Visual Privacy? Visual Anonymity? Toward principles of visual privacy

Session Type:
Working group
Session Category:
Policy
Session Leader:
Helen Nissenbaum (NYU), Sam Gregory (WITNESS)

Participants:

Nathan Freitas,
The Guardian Project

James Grimmelmann,
Associate Professor,
New York Law School

Rich Jones, Director,
The Open Watch Project

Jillian C. York,
Director for International Freedom of Expression at the Electronic Frontier Foundation

Day: Saturday
Time: 10:30am – 12:00pm
Room: W300

Session Notes

Summary: With cameras now so widespread, and image-sharing so routine, it is surprising how little public discussion there is about visual privacy and anonymity. Everyone is discussing and designing for privacy of personal data, but almost no-one is considering the right to control personal images in a socially-networked age or to be anonymous in a video-mediated world. To what extent should we facilitate this, and how can we do it better? Who has a right to visual anonymity or privacy, and who doesn’t?

Agenda: Following a 360-degree perspective opening, the session will focus around focused discussions of five scenarios for visual privacy and visual anonymity, each led by one of the participants. In each scenario we will look at the visual privacy and anonymity challenges,
pitfalls and potential solutions. Scenarios which will be discussed include a non-activist Facebook user in the USA, an LGBT-identified person in the Middle East, a human rights activist in the current protests in Syria, a citizen documenting police activities or misconduct, and citizens using social media to identify people alleged to have committed crimes (for example, as in the recent Vancouver and London riots). We will look for areas of overlap, of shared concern, and to the right mix of tools, legal, norms and market-based solutions to address them.

Detailed Description: Imagine a landscape where companies are able to commercially harvest, identify and trade images of a person’s face as easily as they share emails and phone numbers. While it is technically illegal in some jurisdictions (such as the EU) to hold databases of such images and data, it is highly likely that without proactive policymaking, legislative loopholes will be exploited where they exist. So far, policy discussions around visual privacy have largely centred on public concerns about surveillance cameras and individual liberties. And now, with automatic face-detection and recognition software being incorporated into consumer cameras, mobile apps and social media platforms, the potential for identification of activists and others – including victims, witnesses and survivors of human rights abuses – is growing.

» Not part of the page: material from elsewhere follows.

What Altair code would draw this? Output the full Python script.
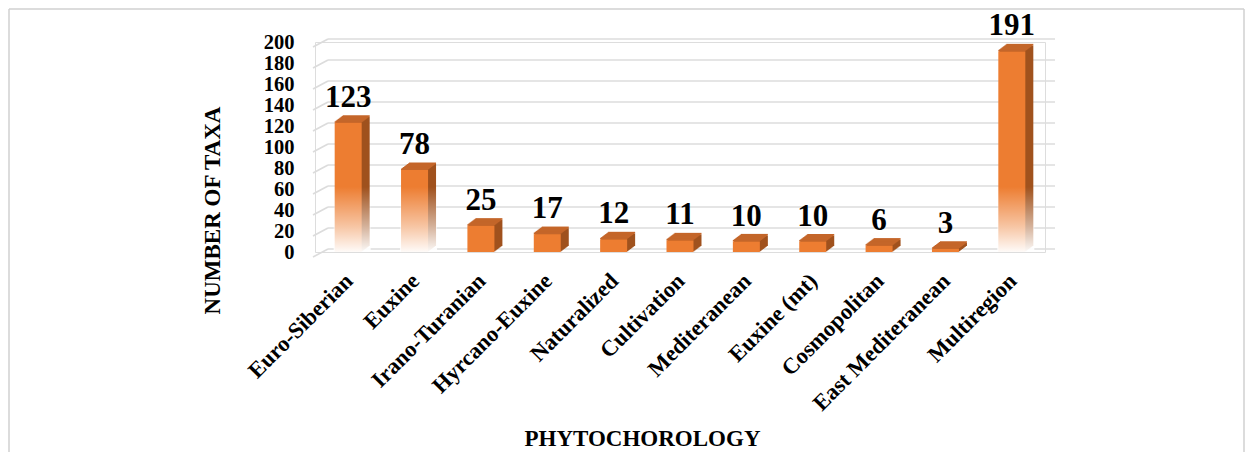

Services increasingly store users’ personal and other data in the digital cloud. Cloud data is processed and handled across multiple jurisdictions, creating potential inconsistencies and conflicts in how users and their data are protected. More worryingly, cloud storage renders data vulnerable to multiple attacks and data theft by any number of malicious hackers. Hostile governments, in particular, can use photo and video data – particularly that linked with social networking data – to identify, track and target activists within their countries.

In an increasingly video-mediated world, the right to visual anonymity – within an understanding of how the right to freedom of speech is often facilitated by the ability to be anonymous, has not yet been fully articulated or developed.

Outcome: This session will work towards a greater understanding of what we might mean by visual privacy and visual anonymity, and how this relates to other conceptions of privacy and anonymity. It will address the opportunities identified by commercial providers who are beginning to use facial recognition and identification within social network products, and create a dialogue around key issues. It will also consider what tools and technologies could be incorporated into core web and mobile functionality to enable both human rights activists and general users to exercise greater control over visual privacy and anonymity. This includes building “visual privacy” checks (including masking data encoded into images, such as location, time, type of camera, etc.) as well as standard privacy checks into product design, development and marketing workflows, drawing on risk scenarios outlined through human rights impact assessments.